Selisih Yield SUN dan US Treasury Menarik, Investor Asing Masih Cari Pilihan Lain



KONTAN.CO.ID - JAKARTA. Obligasi negara atawa surat utang negara (SUN) masih menjadi instrumen pilihan di tengah konflik Rusia-Ukraina. bagi investor dalam negeri, SUN termasuk instrumen safe haven karena diterbitkan oleh pemerintah. 

Senior Economist Samuel Sekuritas Fikri C. Permana mengatakan obligasi Indonesia masih ada potensi menguat. "Untuk risiko sekarang, berasal dari global yang lebih tinggi dan bisa menjadi perhatian khusus sedangkan untuk fundamental domestik semuanya masih relatif stabil," ujar Fikri.

Head of Investment Research Infovesta Utama Wawan Hendrayana mengatakan potensi yield SUN masih akan naik karena suku bunga diperkirakan meningkat. "Untuk investor yang sudah memiliki cenderung akan ada koreksi tetapi untuk yang belum punya ini menarik karena yield akan naik terus sekarang," ujar Wawan.


Baca Juga: Penerbitan SBN Valas pada Kuartal II 2022 Dihadapkan Risiko Domestik dan Global

Fikri mengatakan, spread yield atau selisih antara imbal hasil surat utang Indonesia dan US Treasury, sebenernya relatif lebih baik dan diuntungkan. Tapi, spread yield India lebih besar ketimbang Indonesia. 

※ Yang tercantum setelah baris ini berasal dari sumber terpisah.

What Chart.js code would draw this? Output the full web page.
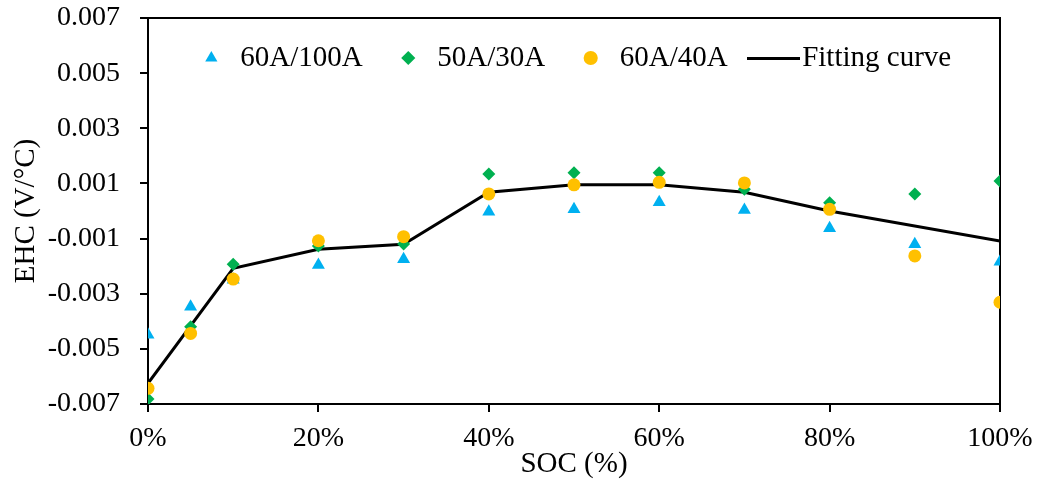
<!DOCTYPE html>
<html>
<head>
<meta charset="utf-8">
<script src="https://cdn.jsdelivr.net/npm/chart.js@4/dist/chart.umd.min.js"></script>
<style>
html, body { margin: 0; padding: 0; background: #fff; overflow: hidden; }
</style>
</head>
<body>
<canvas id="myChart" width="1037" height="486"></canvas>
<script>
// SOC (%) for the measured points
var soc = [0, 5, 10, 20, 30, 40, 50, 60, 70, 80, 90, 100];
// EHC (V/°C)
var ehc60A100A = [-0.00449, -0.00347, -0.00249, -0.00196, -0.00175, -0.00003, 0.00006, 0.00032, 0.00004, -0.00063, -0.00121, -0.00184];
var ehc50A30A = [-0.00682, -0.0042, -0.00193, -0.00127, -0.0012, 0.00134, 0.00139, 0.00139, 0.00079, 0.0003, 0.00062, 0.00109];
var ehc60A40A = [-0.00643, -0.00444, -0.00247, -0.00108, -0.00093, 0.00062, 0.00095, 0.00104, 0.00102, 0.00006, -0.00163, -0.00331];
// fitting curve
var fitSoc = [0, 10, 20, 30, 40, 50, 60, 70, 80, 100];
var fitEhc = [-0.00625, -0.00208, -0.00139, -0.00121, 0.00068, 0.00095, 0.00095, 0.00068, 0.0, -0.00109];
// axis ticks
var xTicks = [0, 20, 40, 60, 80, 100];
var yTicks = [-0.007, -0.005, -0.003, -0.001, 0.001, 0.003, 0.005, 0.007];

var serif = "'Liberation Serif', 'Times New Roman', serif";
var tickFont = {family: serif, size: 28};
var textFont = {family: serif, size: 29};
Chart.defaults.font.family = serif;
Chart.defaults.color = '#000';

function pts(xs, ys) {
  return xs.map(function (x, i) { return {x: x, y: ys[i]}; });
}

function markers(label, ys, style, r, color, order) {
  return {
    label: label,
    data: pts(soc, ys),
    pointStyle: style,
    pointRadius: r,
    pointHoverRadius: r,
    backgroundColor: color,
    borderColor: color,
    pointBackgroundColor: color,
    pointBorderColor: color,
    borderWidth: 0,
    pointBorderWidth: 0,
    order: order
  };
}

// long dash used as the legend symbol of the fitting curve
var lineSwatch = document.createElement('canvas');
lineSwatch.width = 53;
lineSwatch.height = 3;
var sw = lineSwatch.getContext('2d');
sw.fillStyle = '#000';
sw.fillRect(0, 0, 53, 3);

// legend sits inside the plot box, so it must not take layout space
var legendInside = {
  id: 'legendInside',
  afterInit: function (chart) {
    var lg = chart.legend;
    var fit = lg.fit;
    lg.fit = function () {
      fit.call(this);
      this.fullHeight = this.height;
      this.height = 0;
    };
  },
  afterLayout: function (chart) {
    var lg = chart.legend, a = chart.chartArea;
    lg.left = a.left;
    lg.right = a.right;
    lg.width = a.right - a.left;
    lg.top = a.top - 5.5;
    lg.height = lg.fullHeight;
    lg.bottom = lg.top + lg.height;
  }
};

var grid = {display: true, drawOnChartArea: false, drawTicks: true, tickLength: 8, tickWidth: 2, tickColor: '#000', color: '#000', lineWidth: 2};
var border = {display: true, color: '#000', width: 2};

var ctx = document.getElementById("myChart").getContext("2d");
var myChart = new Chart(ctx, {
  type: 'scatter',
  plugins: [legendInside],
  data: {
    datasets: [
      markers('60A/100A', ehc60A100A, 'triangle', 7.5, '#00B0F0', 2),
      markers('50A/30A', ehc50A30A, 'rectRot', 6.5, '#00B050', 1),
      markers('60A/40A', ehc60A40A, 'circle', 6.5, '#FFC000', 0),
      {
        label: 'Fitting curve',
        data: pts(fitSoc, fitEhc),
        showLine: true,
        tension: 0,
        borderColor: '#000',
        backgroundColor: '#000',
        borderWidth: 3,
        pointStyle: lineSwatch,
        pointRadius: 0,
        pointHoverRadius: 0,
        pointBorderColor: '#000',
        pointBackgroundColor: '#000',
        pointBorderWidth: 0,
        order: 3
      }
    ]
  },
  options: {
    responsive: false,
    animation: false,
    events: [],
    layout: {padding: 0},
    plugins: {
      tooltip: {enabled: false},
      legend: {
        position: 'top',
        align: 'center',
        labels: {
          usePointStyle: true,
          boxHeight: 10,
          padding: 31,
          color: '#000',
          font: textFont,
          sort: function (a, b) { return a.datasetIndex - b.datasetIndex; }
        }
      }
    },
    scales: {
      x: {
        type: 'linear',
        position: 'bottom',
        min: 0,
        max: 100,
        afterBuildTicks: function (s) { s.ticks = xTicks.map(function (v) { return {value: v}; }); },
        afterFit: function (s) { s.height = 82; s.paddingLeft = 0; s.paddingRight = 0; },
        ticks: {font: tickFont, color: '#000', padding: 10, maxRotation: 0, autoSkip: false,
          callback: function (v) { return v + '%'; }},
        grid: grid,
        border: border,
        title: {display: true, text: 'SOC (%)', font: textFont, color: '#000', padding: {top: 0, bottom: 4}}
      },
      y: {
        type: 'linear',
        position: 'left',
        min: -0.007,
        max: 0.007,
        afterBuildTicks: function (s) { s.ticks = yTicks.map(function (v) { return {value: v}; }); },
        afterFit: function (s) { s.width = 148; s.paddingTop = 0; s.paddingBottom = 0; },
        ticks: {font: tickFont, color: '#000', padding: 20, autoSkip: false,
          callback: function (v) { return v.toFixed(3); }},
        grid: grid,
        border: border,
        title: {display: true, text: 'EHC (V/°C)', font: textFont, color: '#000', padding: {top: 9, bottom: 0}}
      },
      x2: {
        type: 'linear',
        position: 'top',
        min: 0,
        max: 100,
        afterFit: function (s) { s.height = 18; s.paddingLeft = 0; s.paddingRight = 0; },
        ticks: {display: false},
        grid: {display: false, drawTicks: false},
        border: border
      },
      y2: {
        type: 'linear',
        position: 'right',
        min: -0.007,
        max: 0.007,
        afterFit: function (s) { s.width = 37; s.paddingTop = 0; s.paddingBottom = 0; },
        ticks: {display: false},
        grid: {display: false, drawTicks: false},
        border: border
      }
    }
  }
});
</script>
</body>
</html>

"Mungkin sekarang spread yield Indonesia sekitar 520 basis point. Sedangkan untuk India mungkin sekitar 530 basis point, " ucap Fikri.

Menurut Wawan Indonesia masih menjadi negara yang menarik dibandingkan negara-negara berkembang lainnya, walaupun ada yang memiliki yield yang sama 6,8% yaitu India. 

"Tapi kalo dari sisi potensi pemulihan dari corona dan diuntungkan atau tidak dari harga komoditas naik, Indonesia masih menjadi negara yang menarik," ucap Wawan.

Baca Juga: BI: Tidak Ada Burden Sharing Lagi di Tahun 2023

Fikri menyebut ada beberapa sentimen dan faktor yang mempengaruhi pergerakan pasar obligasi. Pertama, dari persepsi risiko yang mengindikasikan suatu negara relatif lebih baik atau tidak. Tapi, persepsi risiko ini tergantung pada bagaimana investor global melihat risiko.

Kedua, risiko global yang sedang terjadi, yakni kelanjutan perang Rusia-Ukraina dan risiko kenaikan suku bunga The Fed yang mungkin akan lebih agresif. Kenaikan suku bunga The Fed akan menjadi acuan bagi yield US Treasury yang kemudian juga akan berpengaruh pada yield SUN. 

Ketiga fundamental dalam negeri. Kalau dari rupiah masih stabil dan kepemilikan asing di dalam negeri masih berada di level yang rendah jika terjadi risiko global, risiko capital outflow dampaknya tidak akan terlalu besar. 

Baca Juga: Pemerintah Indonesia Terbitkan Global Bond Senilai US$ 1,75 Miliar

Sementara untuk investor asing, Wawan menyampaikan mungkin harus menunggu untuk stabil. Sekarang investor tengah mengincar yield di Amerika di tengah potensi kenaikan suku bunga. Apalagi kalau suku bunganya bisa mencapai 2% atau 3%.

"Kalau secara historis sekarang bukan spread yang menarik untuk investor asing masuk ke Indonesia mereka malah tertarik untuk masuk ke saham," kata Wawan.

Fikri mengatakan, investor akan lebih berhati-hati dalam berinvestasi. Investor tentu akan memilih negara-negara dengan fundamental yang relatif stabil. Selain dari fundamental yang stabil, investor asing juga melihat rating yang menggambarkan daya beli ataupun kemampuan dari negara tersebut membayar utang. Menurut Fikri, investor paling menyukai negara-negara berkembang seperti Indonesia, India, Thailand, dan Filipina.